Ortlieb’s Ends Tuesday Night Jazz Jam Session After 27-Year Run

Pete Souders
By A.D. AMOROSI

Ortlieb's Tuesday jazz jam in Philadelphia started in 1987, and has become one of this town’s longest running, free-flying sessions. The bar and live venue at 847 N 3rd Street was so dedicated to jazz, its original owner (and jam leader/saxophonist) Pete Souders named the space Ortlieb’s Jazzhaus before selling it in 2007. Run by Four Corners Management since 2012, the new owners held onto the Tuesday night jazz jam session without much publicity (Facebook primarily) until it was announced last night that next week’s jam, Tuesday January 21, would be its last, according to both Souders and the jam’s pianist Luke Carlos O'Reilly.
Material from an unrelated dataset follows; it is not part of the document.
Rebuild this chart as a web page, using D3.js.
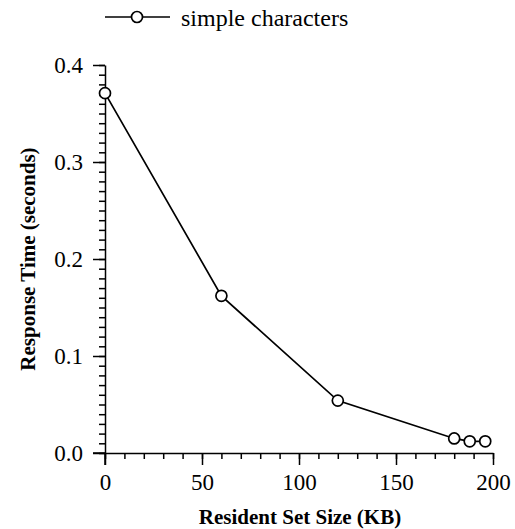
<!DOCTYPE html>
<html><head><meta charset="utf-8">
<script src="https://cdn.jsdelivr.net/npm/d3@7/dist/d3.min.js"></script>
<style>
body{margin:0;background:#fff;}
svg{display:block;}
text{font-family:"Liberation Serif","Times New Roman",serif;fill:#000;}
</style></head>
<body><svg id="c" width="515" height="529"></svg>
<script>
const sizesKB = [0, 60, 120, 180, 188, 196];
const responseSec = [0.371, 0.162, 0.054, 0.015, 0.012, 0.012];
const xTickVals = [0, 50, 100, 150, 200];
const yTickVals = [0.0, 0.1, 0.2, 0.3, 0.4];
const seriesName = "simple characters";
const xTitle = "Resident Set Size (KB)";
const yTitle = "Response Time (seconds)";

const svg = d3.select("#c");
const x = d3.scaleLinear().domain([0, 200]).range([105, 493]);
const y = d3.scaleLinear().domain([0, 0.4]).range([453, 65]);

// minor ticks
const xMinor = d3.range(0, 201, 10);
const yMinor = d3.range(0, 41, 1).map(d => d / 100);

svg.append("g").attr("transform", "translate(0,453)")
  .call(d3.axisBottom(x).tickValues(xMinor).tickSize(6).tickSizeOuter(0).tickFormat(""))
  .call(g => g.select(".domain").remove());
svg.append("g").attr("transform", "translate(105,0)")
  .call(d3.axisLeft(y).tickValues(yMinor).tickSize(6).tickSizeOuter(0).tickFormat(""))
  .call(g => g.select(".domain").remove());

const xAxis = svg.append("g").attr("transform", "translate(0,453)")
  .call(d3.axisBottom(x).tickValues(xTickVals).tickSize(12).tickSizeOuter(0).tickPadding(9).tickFormat(d3.format("d")));
const yAxis = svg.append("g").attr("transform", "translate(105,0)")
  .call(d3.axisLeft(y).tickValues(yTickVals).tickSize(12).tickSizeOuter(0).tickPadding(10).tickFormat(d3.format(".1f")));

svg.selectAll(".tick line, .domain").attr("stroke", "#000").attr("stroke-width", 1.5);
svg.selectAll(".tick text").style("font-size", "23px").attr("fill", "#000");

// extend y axis to meet x major tick, x axis to meet y major tick
svg.append("line").attr("x1", 105).attr("x2", 105).attr("y1", 453).attr("y2", 465).attr("stroke", "#000").attr("stroke-width", 1.5);
svg.append("line").attr("x1", 93).attr("x2", 105).attr("y1", 453).attr("y2", 453).attr("stroke", "#000").attr("stroke-width", 1.5);

const data = sizesKB.map((s, i) => ({ s, r: responseSec[i] }));
svg.append("path").datum(data)
  .attr("fill", "none").attr("stroke", "#000").attr("stroke-width", 1.7)
  .attr("d", d3.line().x(d => x(d.s)).y(d => y(d.r)));
svg.selectAll("circle.pt").data(data).enter().append("circle").attr("class", "pt")
  .attr("cx", d => x(d.s)).attr("cy", d => y(d.r)).attr("r", 5.5)
  .attr("fill", "#fff").attr("stroke", "#000").attr("stroke-width", 1.7);

// legend
const lg = svg.append("g");
lg.append("line").attr("x1", 105).attr("x2", 170).attr("y1", 17).attr("y2", 17).attr("stroke", "#000").attr("stroke-width", 1.5);
lg.append("circle").attr("cx", 137).attr("cy", 17).attr("r", 5.5).attr("fill", "#fff").attr("stroke", "#000").attr("stroke-width", 1.7);
lg.append("text").attr("x", 181).attr("y", 26).style("font-size", "24px").text(seriesName);

// titles
svg.append("text").attr("x", 300).attr("y", 524).attr("text-anchor", "middle")
  .style("font-size", "21px").style("font-weight", "bold").text(xTitle);
svg.append("text").attr("transform", "translate(35,259) rotate(-90)").attr("text-anchor", "middle")
  .style("font-size", "21px").style("font-weight", "bold").text(yTitle);
</script></body></html>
After Tuesday, January 14's jam, O’Reilly, one of Philly jazz’s most adventurous pianists and an Ortlieb's session regular, dropped a note on his Facebook page stating “Tonight is the last night that I will be playing Ortliebs Jam Session, as they are ending music during the week starting after next week. This time around at Ortliebs has been different. No Mickey Roker (the great post-Bop drum great) and sadly no Sid Simmons. Sid was not just an amazing pianist to listen to and watch, he was a friend, and drinking buddy and a very positive energy to be around.”

Souders confirmed the night’s closing to our good friend, jazz drumming great Bruce Klauber, who states that the way Souders found out about the end of the Tuesday nights "Wasn't particularly dramatic, Pete said.  "Last week, the manager just told me that they wanted to end the Tuesday night sessions.  He gave me that night, plus two more weeks, which was reasonable and fair, which Ortlieb's has always been.  As for me?  I have mixed emotions.  The end of this is more difficult than anything, though I certainly saw it coming for quite some time."

We’ve heard several reports of listless audiences, and a lack of management concern over the fate of the night. Northern Liberties has changed from a demographic of older artist types to younger kids probably listening to Skrillex and Pavement reissues.

Without getting emotional or teary-eyed, losing Ortlieb’s jazz jam is a damned shame. Philadelphia started out to be a center of jazz, and still is home to so many great shows from players of international renown and free jam sessions where locals can let loose. Still, the number of venues in which jazz is the centerpiece are dwindling, so it’s never fun hearing how another legend  like Ortlieb’s has bitten the dust.